— start of Records supplied —

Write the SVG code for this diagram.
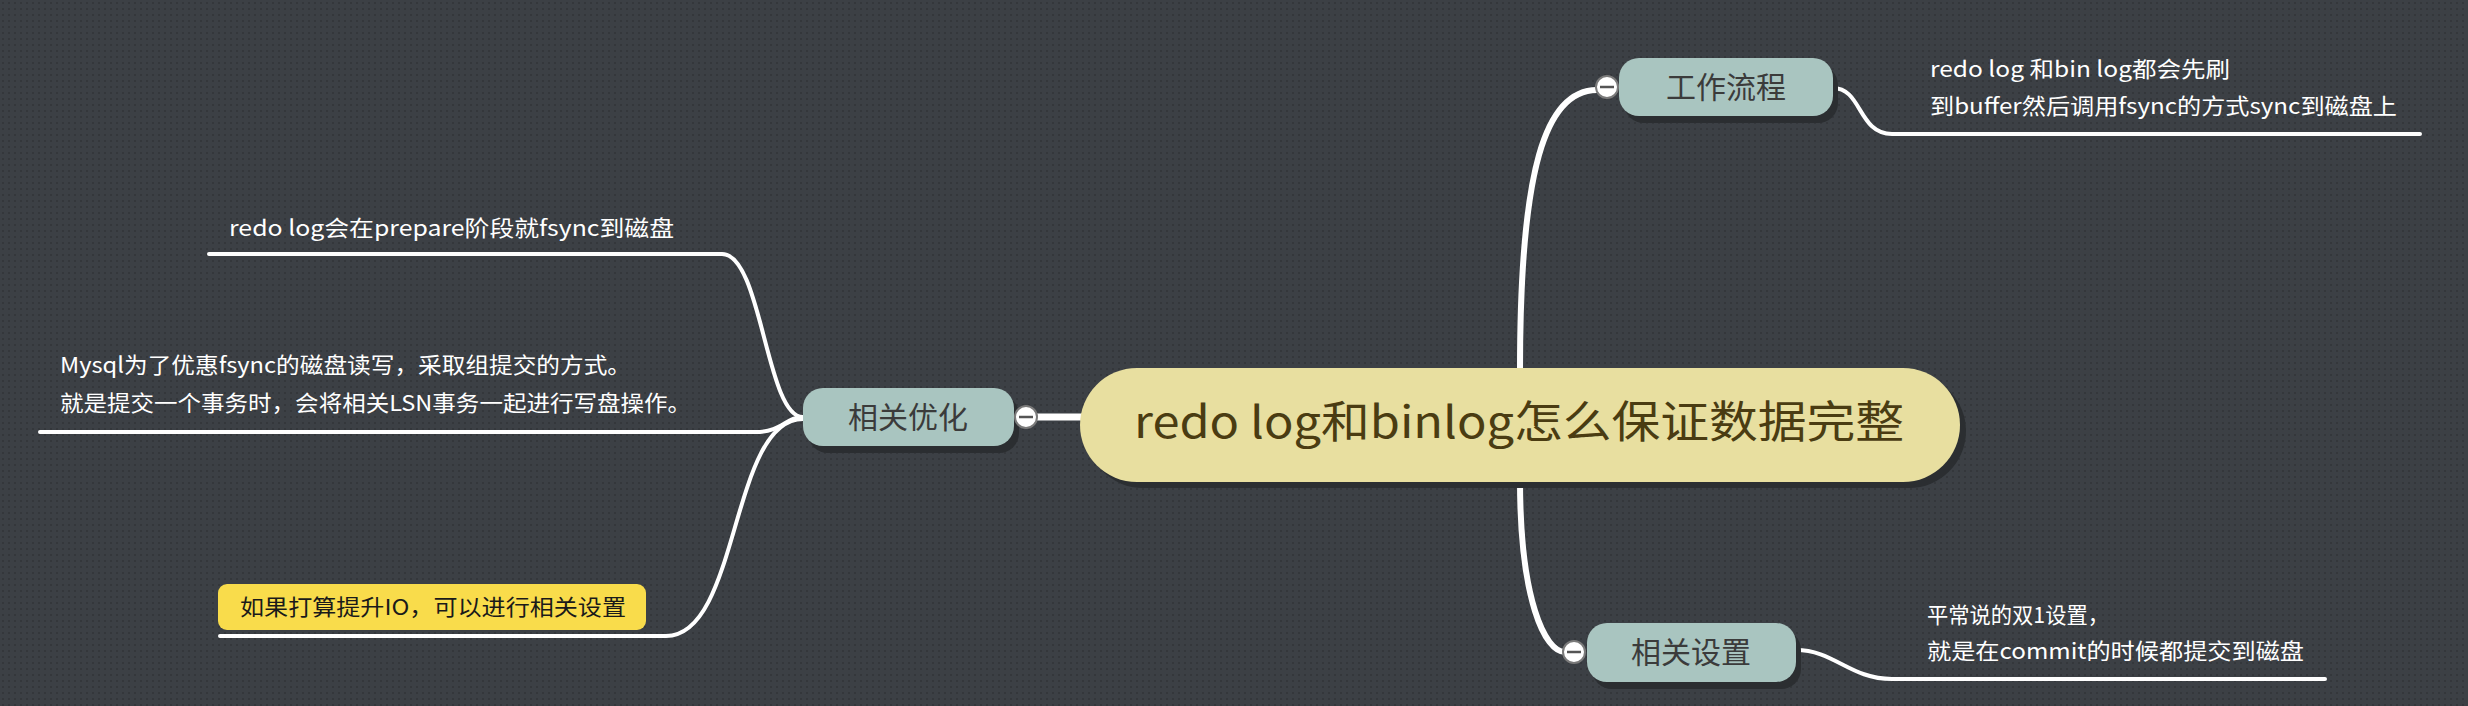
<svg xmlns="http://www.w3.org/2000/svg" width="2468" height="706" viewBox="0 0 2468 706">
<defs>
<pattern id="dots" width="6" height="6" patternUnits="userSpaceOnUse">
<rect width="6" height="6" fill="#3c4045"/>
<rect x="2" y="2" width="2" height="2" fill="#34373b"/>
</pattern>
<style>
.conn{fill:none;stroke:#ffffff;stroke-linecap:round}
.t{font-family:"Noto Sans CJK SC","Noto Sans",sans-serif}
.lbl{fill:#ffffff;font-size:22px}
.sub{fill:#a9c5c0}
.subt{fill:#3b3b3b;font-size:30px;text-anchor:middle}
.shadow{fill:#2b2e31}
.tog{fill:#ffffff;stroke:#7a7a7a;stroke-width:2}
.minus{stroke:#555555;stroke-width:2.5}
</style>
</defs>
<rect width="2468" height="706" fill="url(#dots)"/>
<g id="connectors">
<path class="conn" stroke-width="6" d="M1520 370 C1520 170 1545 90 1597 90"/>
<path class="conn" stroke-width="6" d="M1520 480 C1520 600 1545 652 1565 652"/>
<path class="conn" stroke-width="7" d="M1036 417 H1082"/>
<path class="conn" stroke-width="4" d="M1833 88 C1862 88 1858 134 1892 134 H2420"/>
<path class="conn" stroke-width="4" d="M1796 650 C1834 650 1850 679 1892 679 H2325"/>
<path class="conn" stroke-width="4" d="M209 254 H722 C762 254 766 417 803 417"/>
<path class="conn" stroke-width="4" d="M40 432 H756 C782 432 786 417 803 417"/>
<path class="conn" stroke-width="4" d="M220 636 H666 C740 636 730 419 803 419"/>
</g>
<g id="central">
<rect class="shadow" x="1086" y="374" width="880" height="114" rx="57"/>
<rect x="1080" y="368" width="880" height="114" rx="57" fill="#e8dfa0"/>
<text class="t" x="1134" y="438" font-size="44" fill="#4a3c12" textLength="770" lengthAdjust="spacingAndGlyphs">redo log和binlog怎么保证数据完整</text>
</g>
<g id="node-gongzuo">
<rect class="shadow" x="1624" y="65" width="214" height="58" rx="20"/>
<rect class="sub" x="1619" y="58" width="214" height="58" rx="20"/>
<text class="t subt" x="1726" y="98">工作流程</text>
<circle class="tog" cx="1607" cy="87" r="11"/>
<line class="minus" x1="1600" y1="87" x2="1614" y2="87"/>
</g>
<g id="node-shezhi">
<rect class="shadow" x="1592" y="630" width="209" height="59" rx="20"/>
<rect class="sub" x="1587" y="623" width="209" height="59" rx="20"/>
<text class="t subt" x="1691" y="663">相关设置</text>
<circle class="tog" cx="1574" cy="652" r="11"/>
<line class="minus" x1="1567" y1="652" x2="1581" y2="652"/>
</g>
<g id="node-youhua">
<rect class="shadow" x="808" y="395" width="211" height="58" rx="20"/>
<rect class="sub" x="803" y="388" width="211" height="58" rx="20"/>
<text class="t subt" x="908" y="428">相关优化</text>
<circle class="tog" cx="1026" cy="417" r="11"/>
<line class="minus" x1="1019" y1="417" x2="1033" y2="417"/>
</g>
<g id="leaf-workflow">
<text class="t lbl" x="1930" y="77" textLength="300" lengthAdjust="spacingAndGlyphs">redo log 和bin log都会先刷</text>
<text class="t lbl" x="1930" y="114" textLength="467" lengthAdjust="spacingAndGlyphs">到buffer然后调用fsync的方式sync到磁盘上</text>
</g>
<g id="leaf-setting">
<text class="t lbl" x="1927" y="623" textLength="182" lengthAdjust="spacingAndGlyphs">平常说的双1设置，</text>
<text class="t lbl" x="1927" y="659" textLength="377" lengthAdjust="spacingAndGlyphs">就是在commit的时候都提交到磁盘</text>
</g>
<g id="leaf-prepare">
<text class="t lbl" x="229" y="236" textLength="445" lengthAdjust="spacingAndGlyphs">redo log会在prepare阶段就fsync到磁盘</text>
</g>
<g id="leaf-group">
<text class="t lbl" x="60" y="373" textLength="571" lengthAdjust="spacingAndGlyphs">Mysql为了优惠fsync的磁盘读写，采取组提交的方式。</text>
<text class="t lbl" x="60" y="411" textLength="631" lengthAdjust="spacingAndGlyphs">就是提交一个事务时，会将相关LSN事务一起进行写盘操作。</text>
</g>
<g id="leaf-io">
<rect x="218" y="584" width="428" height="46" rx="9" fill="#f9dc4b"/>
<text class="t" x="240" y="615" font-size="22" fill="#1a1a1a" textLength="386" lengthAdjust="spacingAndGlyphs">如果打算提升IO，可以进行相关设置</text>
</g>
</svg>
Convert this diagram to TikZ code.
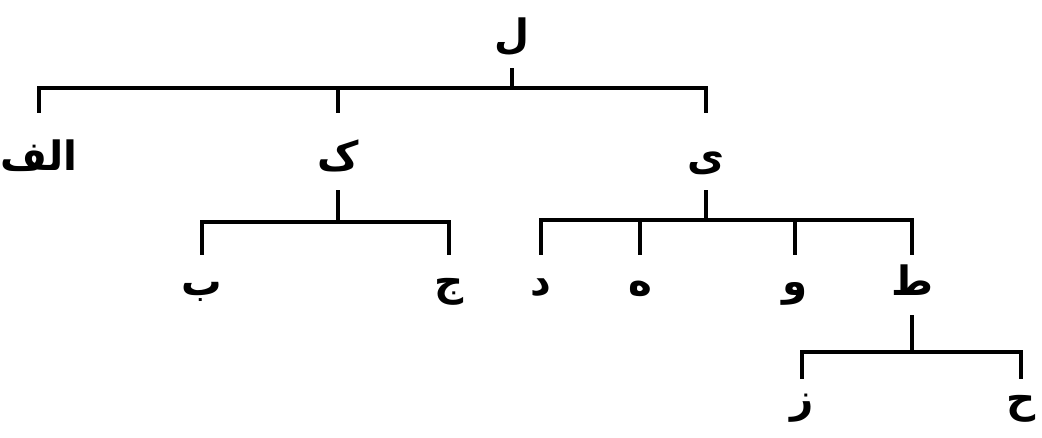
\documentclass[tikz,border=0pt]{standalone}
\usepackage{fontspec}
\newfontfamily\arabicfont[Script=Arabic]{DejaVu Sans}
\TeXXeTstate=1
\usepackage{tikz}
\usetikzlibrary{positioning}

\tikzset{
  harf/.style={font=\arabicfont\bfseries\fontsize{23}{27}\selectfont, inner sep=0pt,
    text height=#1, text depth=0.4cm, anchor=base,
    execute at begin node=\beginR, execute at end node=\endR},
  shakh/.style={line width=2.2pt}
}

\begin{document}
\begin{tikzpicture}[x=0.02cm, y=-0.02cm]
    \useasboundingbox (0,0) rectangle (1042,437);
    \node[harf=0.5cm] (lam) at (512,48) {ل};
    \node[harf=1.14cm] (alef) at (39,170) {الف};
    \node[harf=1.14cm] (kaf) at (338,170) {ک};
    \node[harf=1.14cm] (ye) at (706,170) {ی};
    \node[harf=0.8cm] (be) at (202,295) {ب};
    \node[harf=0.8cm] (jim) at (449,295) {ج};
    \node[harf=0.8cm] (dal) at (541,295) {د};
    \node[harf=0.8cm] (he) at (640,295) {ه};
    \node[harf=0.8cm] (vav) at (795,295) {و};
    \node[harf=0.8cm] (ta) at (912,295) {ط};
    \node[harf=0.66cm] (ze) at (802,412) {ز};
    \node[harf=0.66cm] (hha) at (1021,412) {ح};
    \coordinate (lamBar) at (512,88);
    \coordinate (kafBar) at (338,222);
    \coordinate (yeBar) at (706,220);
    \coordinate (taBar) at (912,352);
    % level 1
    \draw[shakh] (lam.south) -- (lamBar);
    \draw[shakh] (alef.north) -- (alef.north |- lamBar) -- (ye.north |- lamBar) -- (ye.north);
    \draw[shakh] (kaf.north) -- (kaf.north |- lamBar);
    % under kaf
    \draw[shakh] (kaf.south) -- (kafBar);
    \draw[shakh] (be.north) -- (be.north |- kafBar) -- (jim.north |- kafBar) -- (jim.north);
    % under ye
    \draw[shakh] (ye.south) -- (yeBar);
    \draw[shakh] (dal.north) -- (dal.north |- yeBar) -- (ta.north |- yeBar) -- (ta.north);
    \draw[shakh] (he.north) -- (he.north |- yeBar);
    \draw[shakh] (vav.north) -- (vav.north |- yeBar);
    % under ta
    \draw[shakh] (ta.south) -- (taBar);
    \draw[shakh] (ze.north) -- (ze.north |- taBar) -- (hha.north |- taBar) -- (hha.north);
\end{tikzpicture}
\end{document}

— end of Records supplied —

• [Problem description]: Your task is to set down the records shown above exactly, minus any pictures.

• [Reply]:
Write the SVG code for this diagram.
<svg xmlns="http://www.w3.org/2000/svg" width="2468" height="706" viewBox="0 0 2468 706">
<defs>
<pattern id="dots" width="6" height="6" patternUnits="userSpaceOnUse">
<rect width="6" height="6" fill="#3c4045"/>
<rect x="2" y="2" width="2" height="2" fill="#34373b"/>
</pattern>
<style>
.conn{fill:none;stroke:#ffffff;stroke-linecap:round}
.t{font-family:"Noto Sans CJK SC","Noto Sans",sans-serif}
.lbl{fill:#ffffff;font-size:22px}
.sub{fill:#a9c5c0}
.subt{fill:#3b3b3b;font-size:30px;text-anchor:middle}
.shadow{fill:#2b2e31}
.tog{fill:#ffffff;stroke:#7a7a7a;stroke-width:2}
.minus{stroke:#555555;stroke-width:2.5}
</style>
</defs>
<rect width="2468" height="706" fill="url(#dots)"/>
<g id="connectors">
<path class="conn" stroke-width="6" d="M1520 370 C1520 170 1545 90 1597 90"/>
<path class="conn" stroke-width="6" d="M1520 480 C1520 600 1545 652 1565 652"/>
<path class="conn" stroke-width="7" d="M1036 417 H1082"/>
<path class="conn" stroke-width="4" d="M1833 88 C1862 88 1858 134 1892 134 H2420"/>
<path class="conn" stroke-width="4" d="M1796 650 C1834 650 1850 679 1892 679 H2325"/>
<path class="conn" stroke-width="4" d="M209 254 H722 C762 254 766 417 803 417"/>
<path class="conn" stroke-width="4" d="M40 432 H756 C782 432 786 417 803 417"/>
<path class="conn" stroke-width="4" d="M220 636 H666 C740 636 730 419 803 419"/>
</g>
<g id="central">
<rect class="shadow" x="1086" y="374" width="880" height="114" rx="57"/>
<rect x="1080" y="368" width="880" height="114" rx="57" fill="#e8dfa0"/>
<text class="t" x="1134" y="438" font-size="44" fill="#4a3c12" textLength="770" lengthAdjust="spacingAndGlyphs">redo log和binlog怎么保证数据完整</text>
</g>
<g id="node-gongzuo">
<rect class="shadow" x="1624" y="65" width="214" height="58" rx="20"/>
<rect class="sub" x="1619" y="58" width="214" height="58" rx="20"/>
<text class="t subt" x="1726" y="98">工作流程</text>
<circle class="tog" cx="1607" cy="87" r="11"/>
<line class="minus" x1="1600" y1="87" x2="1614" y2="87"/>
</g>
<g id="node-shezhi">
<rect class="shadow" x="1592" y="630" width="209" height="59" rx="20"/>
<rect class="sub" x="1587" y="623" width="209" height="59" rx="20"/>
<text class="t subt" x="1691" y="663">相关设置</text>
<circle class="tog" cx="1574" cy="652" r="11"/>
<line class="minus" x1="1567" y1="652" x2="1581" y2="652"/>
</g>
<g id="node-youhua">
<rect class="shadow" x="808" y="395" width="211" height="58" rx="20"/>
<rect class="sub" x="803" y="388" width="211" height="58" rx="20"/>
<text class="t subt" x="908" y="428">相关优化</text>
<circle class="tog" cx="1026" cy="417" r="11"/>
<line class="minus" x1="1019" y1="417" x2="1033" y2="417"/>
</g>
<g id="leaf-workflow">
<text class="t lbl" x="1930" y="77" textLength="300" lengthAdjust="spacingAndGlyphs">redo log 和bin log都会先刷</text>
<text class="t lbl" x="1930" y="114" textLength="467" lengthAdjust="spacingAndGlyphs">到buffer然后调用fsync的方式sync到磁盘上</text>
</g>
<g id="leaf-setting">
<text class="t lbl" x="1927" y="623" textLength="182" lengthAdjust="spacingAndGlyphs">平常说的双1设置，</text>
<text class="t lbl" x="1927" y="659" textLength="377" lengthAdjust="spacingAndGlyphs">就是在commit的时候都提交到磁盘</text>
</g>
<g id="leaf-prepare">
<text class="t lbl" x="229" y="236" textLength="445" lengthAdjust="spacingAndGlyphs">redo log会在prepare阶段就fsync到磁盘</text>
</g>
<g id="leaf-group">
<text class="t lbl" x="60" y="373" textLength="571" lengthAdjust="spacingAndGlyphs">Mysql为了优惠fsync的磁盘读写，采取组提交的方式。</text>
<text class="t lbl" x="60" y="411" textLength="631" lengthAdjust="spacingAndGlyphs">就是提交一个事务时，会将相关LSN事务一起进行写盘操作。</text>
</g>
<g id="leaf-io">
<rect x="218" y="584" width="428" height="46" rx="9" fill="#f9dc4b"/>
<text class="t" x="240" y="615" font-size="22" fill="#1a1a1a" textLength="386" lengthAdjust="spacingAndGlyphs">如果打算提升IO，可以进行相关设置</text>
</g>
</svg>
Convert this diagram to TikZ code.
\documentclass[tikz,border=0pt]{standalone}
\usepackage{fontspec}
\newfontfamily\arabicfont[Script=Arabic]{DejaVu Sans}
\TeXXeTstate=1
\usepackage{tikz}
\usetikzlibrary{positioning}

\tikzset{
  harf/.style={font=\arabicfont\bfseries\fontsize{23}{27}\selectfont, inner sep=0pt,
    text height=#1, text depth=0.4cm, anchor=base,
    execute at begin node=\beginR, execute at end node=\endR},
  shakh/.style={line width=2.2pt}
}

\begin{document}
\begin{tikzpicture}[x=0.02cm, y=-0.02cm]
    \useasboundingbox (0,0) rectangle (1042,437);
    \node[harf=0.5cm] (lam) at (512,48) {ل};
    \node[harf=1.14cm] (alef) at (39,170) {الف};
    \node[harf=1.14cm] (kaf) at (338,170) {ک};
    \node[harf=1.14cm] (ye) at (706,170) {ی};
    \node[harf=0.8cm] (be) at (202,295) {ب};
    \node[harf=0.8cm] (jim) at (449,295) {ج};
    \node[harf=0.8cm] (dal) at (541,295) {د};
    \node[harf=0.8cm] (he) at (640,295) {ه};
    \node[harf=0.8cm] (vav) at (795,295) {و};
    \node[harf=0.8cm] (ta) at (912,295) {ط};
    \node[harf=0.66cm] (ze) at (802,412) {ز};
    \node[harf=0.66cm] (hha) at (1021,412) {ح};
    \coordinate (lamBar) at (512,88);
    \coordinate (kafBar) at (338,222);
    \coordinate (yeBar) at (706,220);
    \coordinate (taBar) at (912,352);
    % level 1
    \draw[shakh] (lam.south) -- (lamBar);
    \draw[shakh] (alef.north) -- (alef.north |- lamBar) -- (ye.north |- lamBar) -- (ye.north);
    \draw[shakh] (kaf.north) -- (kaf.north |- lamBar);
    % under kaf
    \draw[shakh] (kaf.south) -- (kafBar);
    \draw[shakh] (be.north) -- (be.north |- kafBar) -- (jim.north |- kafBar) -- (jim.north);
    % under ye
    \draw[shakh] (ye.south) -- (yeBar);
    \draw[shakh] (dal.north) -- (dal.north |- yeBar) -- (ta.north |- yeBar) -- (ta.north);
    \draw[shakh] (he.north) -- (he.north |- yeBar);
    \draw[shakh] (vav.north) -- (vav.north |- yeBar);
    % under ta
    \draw[shakh] (ta.south) -- (taBar);
    \draw[shakh] (ze.north) -- (ze.north |- taBar) -- (hha.north |- taBar) -- (hha.north);
\end{tikzpicture}
\end{document}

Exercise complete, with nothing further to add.